_Dataset excerpt_.
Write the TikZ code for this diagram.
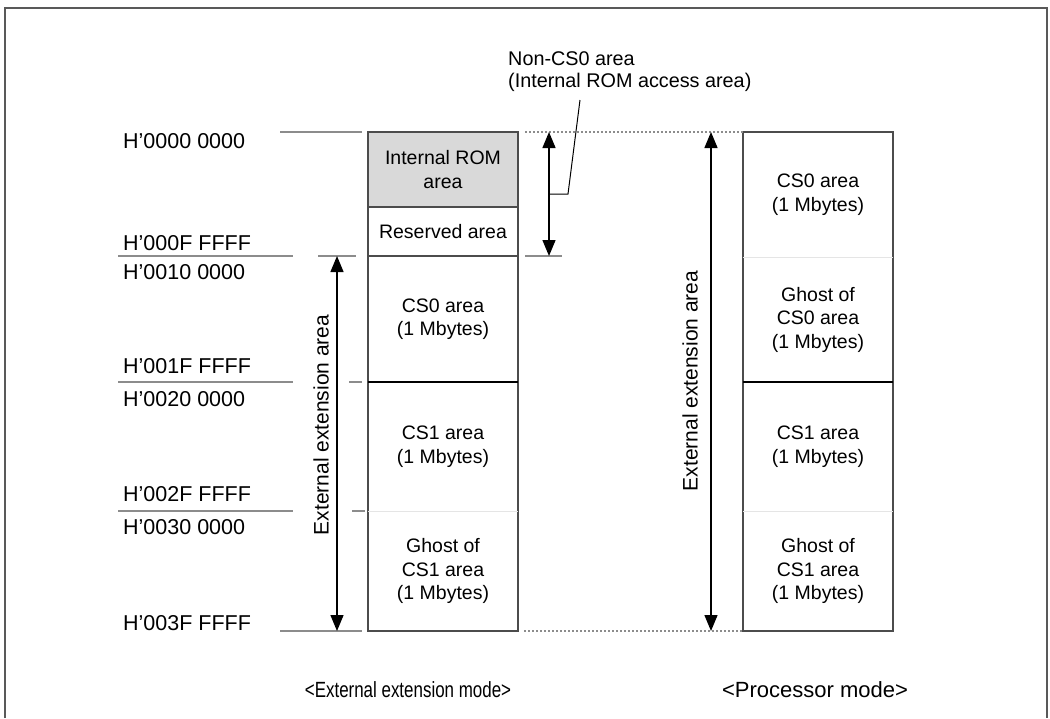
\documentclass[tikz,border=0pt]{standalone}
\usepackage{fontspec}
\setmainfont{Liberation Sans}
\usepackage{xcolor}
\colorlet{colFrame}{black!65}
\colorlet{colBox}{black!70}
\colorlet{colTick}{black!45}
\colorlet{colRom}{black!15}
\colorlet{colGhost}{black!10}
\usepackage{tikz}
\usetikzlibrary{arrows.meta, positioning, calc}

\tikzset{
  addr/.style={anchor=west, font=\fontsize{21.5}{26}\selectfont, inner sep=0pt},
  part/.style={minimum width=150pt, inner sep=0pt, outer sep=0pt, align=center,
    font=\fontsize{19.5}{23.5}\selectfont},
  tick/.style={colTick, line width=1.3pt},
  dotline/.style={colTick, line width=1.2pt, dash pattern=on 2pt off 2pt},
  span/.style={{Triangle[width=13pt,length=16pt]}-{Triangle[width=13pt,length=16pt]}, line width=1.4pt},
  vlabel/.style={rotate=90, font=\fontsize{21}{25}\selectfont, inner sep=0pt},
  mode/.style={font=\fontsize{22}{26}\selectfont}
}

\begin{document}
\begin{tikzpicture}[x=1pt, y=-1pt]
  \useasboundingbox (0,0) rectangle (1050,718);
  \draw[colFrame, line width=2pt] (5,718) -- (5,8) -- (1047,8) -- (1047,718);

  % external extension mode
  \node[part, fill=colRom, minimum height=75pt] (rom) at (443,169.5) {Internal ROM\\area};
  \node[part, minimum height=49pt] (rsv) at (443,231.5) {Reserved area};
  \node[part, minimum height=126pt] (lcs0) at (443,319) {CS0 area\\(1 Mbytes)};
  \node[part, minimum height=129pt] (lcs1) at (443,446.5) {CS1 area\\(1 Mbytes)};
  \node[part, minimum height=120pt] (lgh1) at (443,571) {Ghost of\\CS1 area\\(1 Mbytes)};
  \draw[colBox, line width=1.3pt] (rom.north west) rectangle (lgh1.south east);
  \draw[colBox, line width=1.3pt] (rom.south west) -- (rom.south east);
  \draw[colBox, line width=1.3pt] (rsv.south west) -- (rsv.south east);
  \draw[black, line width=1.3pt] (lcs0.south west) -- (lcs0.south east);
  \draw[colGhost, line width=1pt] (lcs1.south west) -- (lcs1.south east);

  % processor mode
  \node[part, minimum height=125pt] (rcs0) at (818,194.5) {CS0 area\\(1 Mbytes)};
  \node[part, minimum height=125pt] (rgh0) at (818,319.5) {Ghost of\\CS0 area\\(1 Mbytes)};
  \node[part, minimum height=129pt] (rcs1) at (818,446.5) {CS1 area\\(1 Mbytes)};
  \node[part, minimum height=120pt] (rgh1) at (818,571) {Ghost of\\CS1 area\\(1 Mbytes)};
  \draw[colBox, line width=1.3pt] (rcs0.north west) rectangle (rgh1.south east);
  \draw[colGhost, line width=1pt] (rcs0.south west) -- (rcs0.south east);
  \draw[black, line width=1.3pt] (rgh0.south west) -- (rgh0.south east);
  \draw[colGhost, line width=1pt] (rcs1.south west) -- (rcs1.south east);

  % addresses
  \foreach \y/\a in {141/0000 0000, 243/000F FFFF, 272/0010 0000, 366/001F FFFF,
                     399/0020 0000, 494/002F FFFF, 527/0030 0000, 623/003F FFFF}{
    \node[addr] at (123,\y) {H’\a};
  }
  \draw[tick] (280,132) -- (362,132);
  \draw[tick] (280,631) -- (362,631);
  \foreach \y/\s/\e in {256/318/356, 382/349/362, 511/352/365}{
    \draw[tick] (118,\y) -- (293,\y);
    \draw[tick] (\s,\y) -- (\e,\y);
  }
  \draw[tick] (525,256) -- (562,256);
  \draw[dotline] (525,132) -- (rcs0.north west);
  \draw[dotline] (524,631) -- (rgh1.south west);

  % spans
  \coordinate (lTop) at (337,256);
  \coordinate (lBot) at (337,631);
  \coordinate (nTop) at (549,132);
  \coordinate (nBot) at (549,256);
  \coordinate (rTop) at (711,132);
  \coordinate (rBot) at (711,631);
  \draw[span] (lTop) -- (lBot);
  \draw[span] (nTop) -- (nBot);
  \draw[span] (rTop) -- (rBot);
  \node[vlabel] (lext) at (321,425) {External extension area};
  \node[vlabel] (rext) at (690,381) {External extension area};

  \node[anchor=north west, align=left, inner sep=0pt, font=\fontsize{19.8}{22}\selectfont]
    (noncs) at (508,51) {Non-CS0 area\\(Internal ROM access area)};
  \coordinate (nMid) at (549,194);
  \draw[line width=1pt] (nMid) -- (568,194) -- (580,100);

  \node[mode, xscale=0.77, transform shape] (lmode) at (408,690) {<External extension mode>};
  \node[mode] (rmode) at (815,690) {<Processor mode>};
\end{tikzpicture}
\end{document}
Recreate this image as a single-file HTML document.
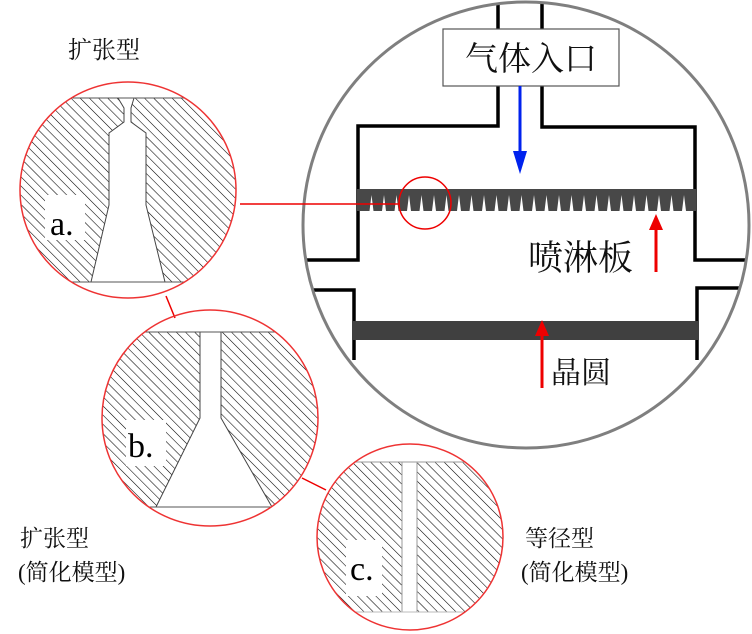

_Requirements_. Transcribe all entries above exactly. Drop the pictures.

_Complete output_.
Write the TikZ code for this diagram.
\documentclass[tikz,border=0pt]{standalone}
\usepackage{fontspec}
\setmainfont{Liberation Sans}
\usepackage{xcolor}
\colorlet{colFrame}{black!65}
\colorlet{colBox}{black!70}
\colorlet{colTick}{black!45}
\colorlet{colRom}{black!15}
\colorlet{colGhost}{black!10}
\usepackage{tikz}
\usetikzlibrary{arrows.meta, positioning, calc}

\tikzset{
  addr/.style={anchor=west, font=\fontsize{21.5}{26}\selectfont, inner sep=0pt},
  part/.style={minimum width=150pt, inner sep=0pt, outer sep=0pt, align=center,
    font=\fontsize{19.5}{23.5}\selectfont},
  tick/.style={colTick, line width=1.3pt},
  dotline/.style={colTick, line width=1.2pt, dash pattern=on 2pt off 2pt},
  span/.style={{Triangle[width=13pt,length=16pt]}-{Triangle[width=13pt,length=16pt]}, line width=1.4pt},
  vlabel/.style={rotate=90, font=\fontsize{21}{25}\selectfont, inner sep=0pt},
  mode/.style={font=\fontsize{22}{26}\selectfont}
}

\begin{document}
\begin{tikzpicture}[x=1pt, y=-1pt]
  \useasboundingbox (0,0) rectangle (1050,718);
  \draw[colFrame, line width=2pt] (5,718) -- (5,8) -- (1047,8) -- (1047,718);

  % external extension mode
  \node[part, fill=colRom, minimum height=75pt] (rom) at (443,169.5) {Internal ROM\\area};
  \node[part, minimum height=49pt] (rsv) at (443,231.5) {Reserved area};
  \node[part, minimum height=126pt] (lcs0) at (443,319) {CS0 area\\(1 Mbytes)};
  \node[part, minimum height=129pt] (lcs1) at (443,446.5) {CS1 area\\(1 Mbytes)};
  \node[part, minimum height=120pt] (lgh1) at (443,571) {Ghost of\\CS1 area\\(1 Mbytes)};
  \draw[colBox, line width=1.3pt] (rom.north west) rectangle (lgh1.south east);
  \draw[colBox, line width=1.3pt] (rom.south west) -- (rom.south east);
  \draw[colBox, line width=1.3pt] (rsv.south west) -- (rsv.south east);
  \draw[black, line width=1.3pt] (lcs0.south west) -- (lcs0.south east);
  \draw[colGhost, line width=1pt] (lcs1.south west) -- (lcs1.south east);

  % processor mode
  \node[part, minimum height=125pt] (rcs0) at (818,194.5) {CS0 area\\(1 Mbytes)};
  \node[part, minimum height=125pt] (rgh0) at (818,319.5) {Ghost of\\CS0 area\\(1 Mbytes)};
  \node[part, minimum height=129pt] (rcs1) at (818,446.5) {CS1 area\\(1 Mbytes)};
  \node[part, minimum height=120pt] (rgh1) at (818,571) {Ghost of\\CS1 area\\(1 Mbytes)};
  \draw[colBox, line width=1.3pt] (rcs0.north west) rectangle (rgh1.south east);
  \draw[colGhost, line width=1pt] (rcs0.south west) -- (rcs0.south east);
  \draw[black, line width=1.3pt] (rgh0.south west) -- (rgh0.south east);
  \draw[colGhost, line width=1pt] (rcs1.south west) -- (rcs1.south east);

  % addresses
  \foreach \y/\a in {141/0000 0000, 243/000F FFFF, 272/0010 0000, 366/001F FFFF,
                     399/0020 0000, 494/002F FFFF, 527/0030 0000, 623/003F FFFF}{
    \node[addr] at (123,\y) {H’\a};
  }
  \draw[tick] (280,132) -- (362,132);
  \draw[tick] (280,631) -- (362,631);
  \foreach \y/\s/\e in {256/318/356, 382/349/362, 511/352/365}{
    \draw[tick] (118,\y) -- (293,\y);
    \draw[tick] (\s,\y) -- (\e,\y);
  }
  \draw[tick] (525,256) -- (562,256);
  \draw[dotline] (525,132) -- (rcs0.north west);
  \draw[dotline] (524,631) -- (rgh1.south west);

  % spans
  \coordinate (lTop) at (337,256);
  \coordinate (lBot) at (337,631);
  \coordinate (nTop) at (549,132);
  \coordinate (nBot) at (549,256);
  \coordinate (rTop) at (711,132);
  \coordinate (rBot) at (711,631);
  \draw[span] (lTop) -- (lBot);
  \draw[span] (nTop) -- (nBot);
  \draw[span] (rTop) -- (rBot);
  \node[vlabel] (lext) at (321,425) {External extension area};
  \node[vlabel] (rext) at (690,381) {External extension area};

  \node[anchor=north west, align=left, inner sep=0pt, font=\fontsize{19.8}{22}\selectfont]
    (noncs) at (508,51) {Non-CS0 area\\(Internal ROM access area)};
  \coordinate (nMid) at (549,194);
  \draw[line width=1pt] (nMid) -- (568,194) -- (580,100);

  \node[mode, xscale=0.77, transform shape] (lmode) at (408,690) {<External extension mode>};
  \node[mode] (rmode) at (815,690) {<Processor mode>};
\end{tikzpicture}
\end{document}
Recreate this image as a single-file HTML document.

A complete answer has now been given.